I agree. I spent my childhood as an Air Force Brat. We moved every two years. I’ve been looking through yearbooks and such from when I was in grade 11 and 12 and barely recognize people that I used to spend time with and that’s looking at photos and knowing that I should know these people. If someone popped into my life now that was the spitting image of my old girlfriend’s friend that was in town for 2 or 3 weeks and hung out with us, there is no way that I would pick up on that. Especially if they came into my current life as a baby and slowly aged into the appearance they had at 16 or 17.

It pretty much was, wasn’t it? Only Kirk, Scotty, and Chekov appeared in Generations, and the latter two only in the opening scene, if memory serves (I haven’t watched it in a while, I could be wrong). Personally I would have preferred a clean break. Go straight to First Contact, no “handoff” from the older crew. There is really no good reason for Generations to exist at all.

Trying to make any sense of causality in time travel stories is an exercise in trying to climb into one’s belly button. Even the MCU attempt to subvert the tropes of time travel movies (specifically calling out Back To The Future) by indicating that travel into the past is just an extension of one’s personal future doesn’t really stand up to much scrutiny, and postulating separate timelines that one can jump back and forth between causes so many logical and physical problems that trying to make some kind of sensible and self-consistent rules about it is like trying to build a model of physics based upon Warner Bros. cartoons.

Stranger

Like The Man Who Folded Himself. He (David Gerrold) also wrote The Trouble with Tribbles episode.

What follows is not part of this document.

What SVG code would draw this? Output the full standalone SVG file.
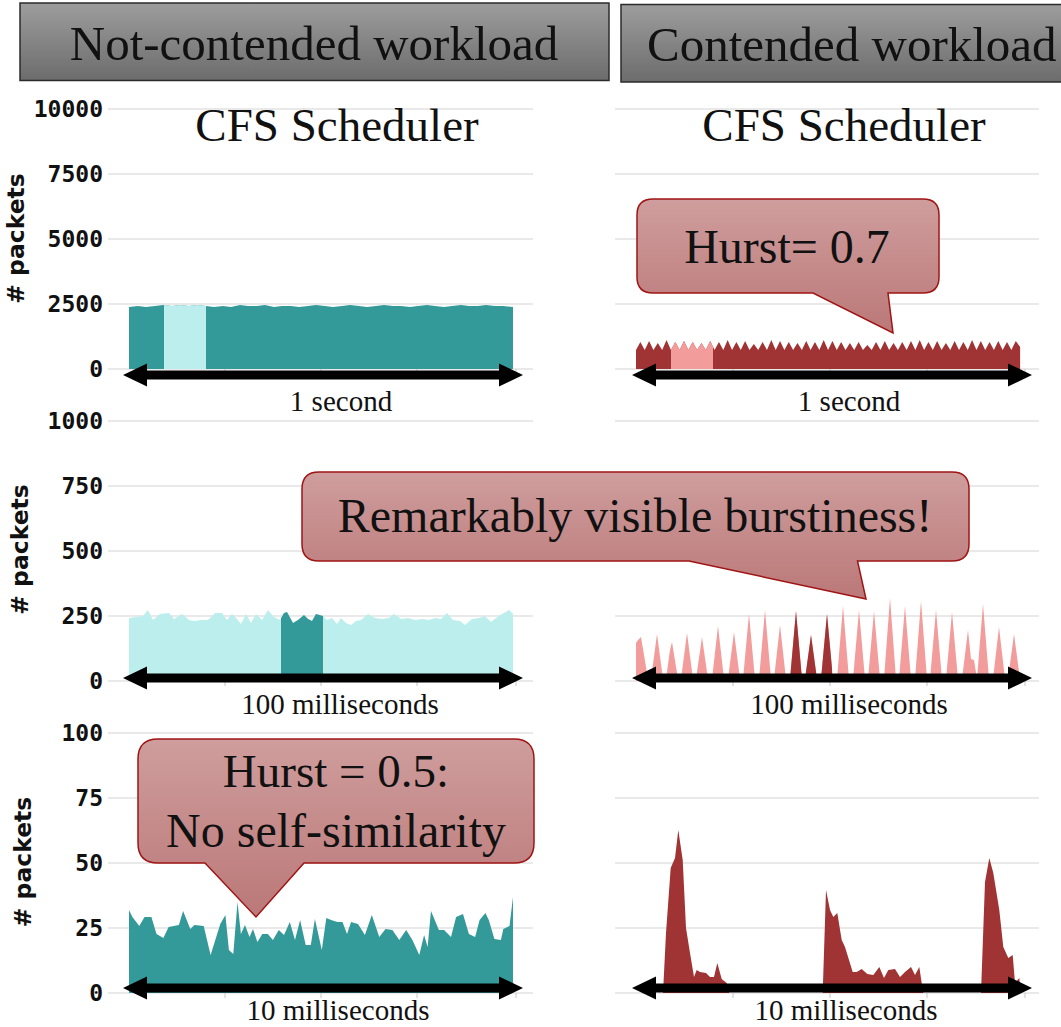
<svg xmlns="http://www.w3.org/2000/svg" width="1061" height="1027" viewBox="0 0 1061 1027">
  <style>
    .grid { stroke: #e2e2e2; stroke-width: 1.5; fill: none; }
    .xtick { stroke: #cfcfcf; stroke-width: 1.2; }
    .ylab { font-family: "DejaVu Sans Mono", "Liberation Mono", monospace; font-weight: bold; font-size: 23px; text-anchor: end; fill: #111; }
    .ytitle { font-family: "DejaVu Sans", "Liberation Sans", sans-serif; font-weight: bold; font-size: 23.5px; text-anchor: middle; fill: #111; }
    .serif { font-family: "Liberation Serif", "Times New Roman", serif; fill: #111; }
    .big { font-size: 47px; }
    .head { font-size: 49px; }
    .note { font-size: 48px; }
    .cap { font-size: 29px; text-anchor: middle; }
    .mid { text-anchor: middle; }
    .teal { fill: #349a99; }
    .teal-light { fill: #bdeeee; }
    .red { fill: #a03333; }
    .pink { fill: #f39c9c; }
    .header { fill: url(#headerFill); stroke: #2b2b2b; stroke-width: 1.5; }
    .bubble { fill: url(#bubbleFill); stroke: #a01414; stroke-width: 1.5; }
    .span { fill: #000; }
  </style>
  <defs>
    <linearGradient id="headerFill" x1="0" y1="0" x2="0" y2="1">
      <stop offset="0" stop-color="#9d9d9d"/>
      <stop offset="1" stop-color="#6c6c6c"/>
    </linearGradient>
    <linearGradient id="bubbleFill" x1="0" y1="0" x2="0" y2="1">
      <stop offset="0" stop-color="#cf9d9d"/>
      <stop offset="1" stop-color="#bb7878"/>
    </linearGradient>
    <!-- double-headed span arrow, 400 px long, centred on y=0 -->
    <path id="spanArrow" d="M0,0 L24,-11.5 L24,-4.5 L376,-4.5 L376,-11.5 L400,0 L376,11.5 L376,4.5 L24,4.5 L24,11.5 Z"/>
    <!-- five horizontal gridlines, 65 px apart -->
    <g id="gridL">
      <line class="grid" x1="108" y1="0" x2="533" y2="0"/>
      <line class="grid" x1="108" y1="65" x2="533" y2="65"/>
      <line class="grid" x1="108" y1="130" x2="533" y2="130"/>
      <line class="grid" x1="108" y1="195" x2="533" y2="195"/>
      <line class="grid" x1="108" y1="260" x2="533" y2="260"/>
      <line class="xtick" x1="225" y1="260" x2="225" y2="265"/>
      <line class="xtick" x1="321" y1="260" x2="321" y2="265"/>
      <line class="xtick" x1="417" y1="260" x2="417" y2="265"/>
      <line class="xtick" x1="516" y1="260" x2="516" y2="265"/>
    </g>
    <g id="gridR">
      <line class="grid" x1="615" y1="0" x2="1039" y2="0"/>
      <line class="grid" x1="615" y1="65" x2="1039" y2="65"/>
      <line class="grid" x1="615" y1="130" x2="1039" y2="130"/>
      <line class="grid" x1="615" y1="195" x2="1039" y2="195"/>
      <line class="grid" x1="615" y1="260" x2="1039" y2="260"/>
      <line class="xtick" x1="733" y1="260" x2="733" y2="265"/>
      <line class="xtick" x1="830" y1="260" x2="830" y2="265"/>
      <line class="xtick" x1="927" y1="260" x2="927" y2="265"/>
      <line class="xtick" x1="1025" y1="260" x2="1025" y2="265"/>
    </g>
    <clipPath id="cutR1L"><rect x="164" y="290" width="42" height="90"/></clipPath>
    <clipPath id="cutR1R"><rect x="671" y="330" width="42" height="50"/></clipPath>
    <clipPath id="cutR2L"><rect x="281" y="590" width="42" height="100"/></clipPath>
    <clipPath id="cutR2R"><rect x="789" y="590" width="43" height="100"/></clipPath>
    <!-- traffic traces -->
    <path id="traceR1L" d="M129,369 V307 L138,306 L146,307 L155,306 L163,305 L172,306 L180,305 L189,306 L197,305 L206,306 L214,307 L223,306 L231,307 L240,305 L248,306 L257,306 L265,305 L274,307 L282,306 L291,306 L299,307 L308,306 L316,305 L325,306 L333,307 L342,306 L350,305 L359,306 L367,307 L376,306 L384,305 L393,306 L401,306 L410,307 L418,306 L427,305 L435,306 L444,307 L452,306 L461,305 L469,306 L478,306 L486,305 L495,306 L503,306 L513,307 V369 Z"/>
    <!-- 44 teeth of 8.73 px between x=636 and x=1020 -->
    <path id="traceR1R" d="M636,369 V350
      l4.36,-8 l4.37,8 l4.36,-9 l4.37,9 l4.36,-7 l4.37,7 l4.36,-10 l4.37,10
      l4.36,-8 l4.37,8 l4.36,-9 l4.37,9 l4.36,-8 l4.37,8 l4.36,-7 l4.37,7
      l4.36,-9 l4.37,9 l4.36,-8 l4.37,8 l4.36,-10 l4.37,10 l4.36,-8 l4.37,8
      l4.36,-9 l4.37,9 l4.36,-6 l4.37,6 l4.36,-8 l4.37,8 l4.36,-10 l4.37,10
      l4.36,-9 l4.37,9 l4.36,-8 l4.37,8 l4.36,-7 l4.37,7 l4.36,-9 l4.37,9
      l4.36,-8 l4.37,8 l4.36,-10 l4.37,10 l4.36,-9 l4.37,9 l4.36,-8 l4.37,8
      l4.36,-7 l4.37,7 l4.36,-8 l4.37,8 l4.36,-5 l4.37,5 l4.36,-8 l4.37,8
      l4.36,-9 l4.37,9 l4.36,-7 l4.37,7 l4.36,-8 l4.37,8 l4.36,-9 l4.37,9
      l4.36,-10 l4.37,10 l4.36,-8 l4.37,8 l4.36,-9 l4.37,9 l4.36,-7 l4.37,7
      l4.36,-9 l4.37,9 l4.36,-8 l4.37,8 l4.36,-10 l4.37,10 l4.36,-9 l4.37,9
      l4.36,-8 l4.37,8 l4.36,-9 l4.37,9 l4.36,-8 l4.37,8 l4.36,-9 l4.37,6
      V369 Z"/>
    <path id="traceR2L" d="M129,681 V618 L136,617 L143,616 L148,610 L153,620 L160,614 L169,613 L174,619 L182,614 L189,620 L194,621 L201,620 L208,620 L215,613 L222,613 L227,620 L232,614 L237,619 L241,624 L246,614 L251,623 L256,614 L262,620 L268,610 L274,617 L280,620 L284,613 L287,612 L293,623 L298,620 L304,615 L308,619 L312,621 L316,614 L323,616 L327,620 L332,618 L337,624 L341,618 L346,623 L351,625 L356,621 L361,620 L368,614 L375,618 L382,619 L389,618 L394,614 L401,619 L408,618 L415,620 L422,619 L429,620 L435,618 L441,619 L447,613 L453,620 L460,621 L465,625 L472,619 L479,618 L485,616 L491,622 L496,618 L502,614 L509,610 L513,614 V681 Z"/>
    <path id="traceR2R" d="M636,681 V643 L638,640 L641,637 L648,679 L651,679 L657,634 L663,679 L666,679 L670,650 L672,642 L678,679 L681,679 L687,633 L693,679 L696,679 L702,637 L708,679 L712,679 L718,626 L724,679 L728,679 L734,632 L740,679 L743,679 L749,614 L755,679 L759,679 L765,610 L771,679 L774,679 L780,625 L786,679 L790,679 L796,611 L802,679 L805,679 L811,635 L817,679 L821,679 L827,614 L833,679 L837,679 L843,606 L849,679 L853,679 L859,610 L865,679 L868,679 L874,611 L880,679 L884,679 L890,598 L896,679 L899,679 L905,606 L911,679 L915,679 L921,601 L927,679 L930,679 L936,610 L942,679 L946,679 L952,612 L958,679 L962,679 L968,630 L971,659 L974,660 L977,679 L983,604 L989,679 L993,679 L999,627 L1005,679 L1008,679 L1014,634 L1020,679 V681 Z"/>
  </defs>

  <!-- column headers -->
  <g id="header-not-contended">
    <rect class="header" x="20" y="3" width="589" height="77.5"/>
    <text class="serif head mid" x="314" y="60">Not-contended workload</text>
  </g>
  <g id="header-contended">
    <rect class="header" x="621" y="4.5" width="445" height="77.5"/>
    <text class="serif head" x="647" y="61">Contended workload</text>
  </g>

  <!-- y axes: ticks and titles -->
  <g id="y-axis-1s">
    <text class="ylab" x="103" y="117">10000</text>
    <text class="ylab" x="103" y="182">7500</text>
    <text class="ylab" x="103" y="247">5000</text>
    <text class="ylab" x="103" y="312">2500</text>
    <text class="ylab" x="103" y="377">0</text>
    <text class="ytitle" transform="translate(24,238.5) rotate(-90)"># packets</text>
  </g>
  <g id="y-axis-100ms">
    <text class="ylab" x="103" y="429">1000</text>
    <text class="ylab" x="103" y="494">750</text>
    <text class="ylab" x="103" y="559">500</text>
    <text class="ylab" x="103" y="624">250</text>
    <text class="ylab" x="103" y="689">0</text>
    <text class="ytitle" transform="translate(28,549.5) rotate(-90)"># packets</text>
  </g>
  <g id="y-axis-10ms">
    <text class="ylab" x="103" y="741">100</text>
    <text class="ylab" x="103" y="806">75</text>
    <text class="ylab" x="103" y="871">50</text>
    <text class="ylab" x="103" y="936">25</text>
    <text class="ylab" x="103" y="1001">0</text>
    <text class="ytitle" transform="translate(31,862) rotate(-90)"># packets</text>
  </g>

  <!-- row 1: one second window -->
  <g id="chart-cfs-1s-idle">
    <use href="#gridL" y="109"/>
    <use href="#traceR1L" class="teal"/>
    <use href="#traceR1L" class="teal-light" clip-path="url(#cutR1L)"/>
    <text class="serif big mid" x="337" y="141">CFS Scheduler</text>
  </g>
  <g id="chart-cfs-1s-contended">
    <use href="#gridR" y="109"/>
    <use href="#traceR1R" class="red"/>
    <use href="#traceR1R" class="pink" clip-path="url(#cutR1R)"/>
    <text class="serif big mid" x="844" y="141">CFS Scheduler</text>
  </g>

  <!-- row 2: 100 ms window -->
  <g id="chart-cfs-100ms-idle">
    <use href="#gridL" y="421"/>
    <use href="#traceR2L" class="teal-light"/>
    <use href="#traceR2L" class="teal" clip-path="url(#cutR2L)"/>
  </g>
  <g id="chart-cfs-100ms-contended">
    <use href="#gridR" y="421"/>
    <use href="#traceR2R" class="pink"/>
    <use href="#traceR2R" class="red" clip-path="url(#cutR2R)"/>
  </g>

  <!-- row 3: 10 ms window -->
  <g id="chart-cfs-10ms-idle">
    <use href="#gridL" y="733"/>
    <path class="teal" d="M129,993 V910 L132.4,917 L139.3,926 L144.5,917 L151.4,917 L156.5,934 L163.4,938 L168.6,927 L178.9,925 L183.1,911 L190.3,929 L194.4,925 L203.7,926 L210.6,955 L220.3,924 L225.4,915 L228.9,950 L233.3,954 L237.5,902 L240.9,934 L245,925 L249.5,937 L253,929 L257.4,942 L262.3,934 L267.8,934 L272.9,940 L278.8,930 L284,935 L289.8,922 L295,940 L300.1,920 L305.7,945 L310.8,945 L314.9,919 L321.8,950 L326.3,918 L331.1,920 L337.3,922 L342.5,922 L347,934 L351.1,922 L358,924 L364.9,935 L371.8,915 L379.3,937 L385.5,929 L392.4,930 L399.3,940 L406.2,930 L412.4,940 L419.3,955 L424.1,935 L427.6,947 L431,911 L438.9,930 L444.1,930 L451,937 L456.1,917 L463,914 L468.9,934 L475.1,937 L479.6,920 L485.4,913 L488.8,920 L494.4,939 L500.9,940 L503.3,929 L509.5,926 L513,897 V993 Z"/>
  </g>
  <g id="chart-cfs-10ms-contended">
    <use href="#gridR" y="733"/>
    <path class="red" d="M663,993 L666,933 L670.7,868 L675,858 L678.3,830 L682.7,860 L686,928 L690,953 L694,977 L696.7,970 L700,972 L706,973 L710,977 L714,977 L717.3,963 L721.7,979 L726.7,983 L729.3,993 Z M822.7,993 L826,890 L830,910 L833.3,917 L837.3,913 L841.7,940 L845,947 L852.7,972 L856.7,972 L861.7,969 L867.3,974 L873.3,975 L879.3,967 L884,978 L888.3,970 L895,969 L900,977 L905,972 L911,967 L915,975 L919.3,967 L921.7,983 L923.3,993 Z M981,993 L985,882 L989.3,858 L993.3,873 L999.3,910 L1003.3,947 L1008.3,958 L1012.7,955 L1015,983 L1019.3,978 L1020.7,993 Z"/>
  </g>

  <!-- time-span arrows under each chart -->
  <g id="spans">
    <use href="#spanArrow" class="span" x="123" y="375"/>
    <use href="#spanArrow" class="span" x="632" y="375"/>
    <use href="#spanArrow" class="span" x="123" y="678"/>
    <use href="#spanArrow" class="span" x="632" y="678"/>
    <use href="#spanArrow" class="span" x="123" y="988"/>
    <use href="#spanArrow" class="span" x="632" y="988"/>
  </g>
  <g id="span-labels">
    <text class="serif cap" x="341" y="411">1 second</text>
    <text class="serif cap" x="849" y="411">1 second</text>
    <text class="serif cap" x="340" y="714">100 milliseconds</text>
    <text class="serif cap" x="849" y="714">100 milliseconds</text>
    <text class="serif cap" x="338" y="1020">10 milliseconds</text>
    <text class="serif cap" x="846" y="1020">10 milliseconds</text>
  </g>

  <!-- annotation bubbles -->
  <g id="note-hurst-07">
    <path class="bubble" d="M653,199 H923 Q939,199 939,215 V277 Q939,293 923,293 H888 L893,333 L813,293 H653 Q637,293 637,277 V215 Q637,199 653,199 Z"/>
    <text class="serif note mid" x="787" y="263">Hurst= 0.7</text>
  </g>
  <g id="note-burstiness">
    <path class="bubble" d="M319,472 H952 Q969,472 969,489 V544 Q969,561 952,561 H857.5 L866,599 L689,561 H319 Q302,561 302,544 V489 Q302,472 319,472 Z"/>
    <text class="serif note mid" x="635" y="532">Remarkably visible burstiness!</text>
  </g>
  <g id="note-hurst-05">
    <path class="bubble" d="M158,739 H514 Q534,739 534,759 V843 Q534,863 514,863 H304 L256,917 L205,863 H158 Q138,863 138,843 V759 Q138,739 158,739 Z"/>
    <text class="serif big mid" x="336" y="787">Hurst = 0.5:</text>
    <text class="serif note mid" x="336" y="847">No self-similarity</text>
  </g>
</svg>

A sci fi bookshop I patronized way back when actually sold some of the tribbles from that episode. I still regret not getting one.

It gives is the “answer” to a question no one cared about; Where Guinan came from. But then it doesn’t answer why she has “mysterious powers”, so…a net wash.

That movie is a waste of time and good characters. The only good thing you can say about it is that it isn’t as bad as ST:V.

Pretty much, but Generations was technically where they passed the torch from the original crew to the next generation. It was just so disappointing because, as you say, there is no good reason for it to have been made.

The only thing Marty’s note tells Doc Brown is that on the night he goes back Doc gets shot by terrorists. How does he know it’s not a headshot?

Heroes never get headshots. It’s always either a burst to the body armor they were wearing, or a “flesh wound” to some insignificant body part like the thigh, hand, or shoulder, which in movie anatomy have no crucial arteries, nerves, bones, or other crucial connective tissue. Those members are basically just foam stuffing.

Stranger

Not to mention that 1985 body armor won’t stop a round from an AK-47.

Yeah, I always was bugged by that. Unless he had a level 3 or above those rounds would have gone through that vest like he wasn’t even wearing it. And that vest did not look like a level 3 and I don’t even know if such a vest was available at that time, especially to civillians.

Maybe he invented one that could?

The “Doc” (Doctor of what? From what institution did he get his degree?) could barely invent a refrigeration system capable of making an ice cube even though Dr. John Gorrie demonstrated a working ice machine more than three decades before 1885. Most of his inventions, aside from the time machine, seem to work badly if at all, and his grasp of actual science and engineering are tenuous at best. It seems likely that someone behind the scenes is manipulating the Doc and feeding him what information is needed to make time travel work for reasons unknown. Maybe there was a second escape of future Liber8 prisoners from Continuum

Stranger

That’s just what he wants you to think.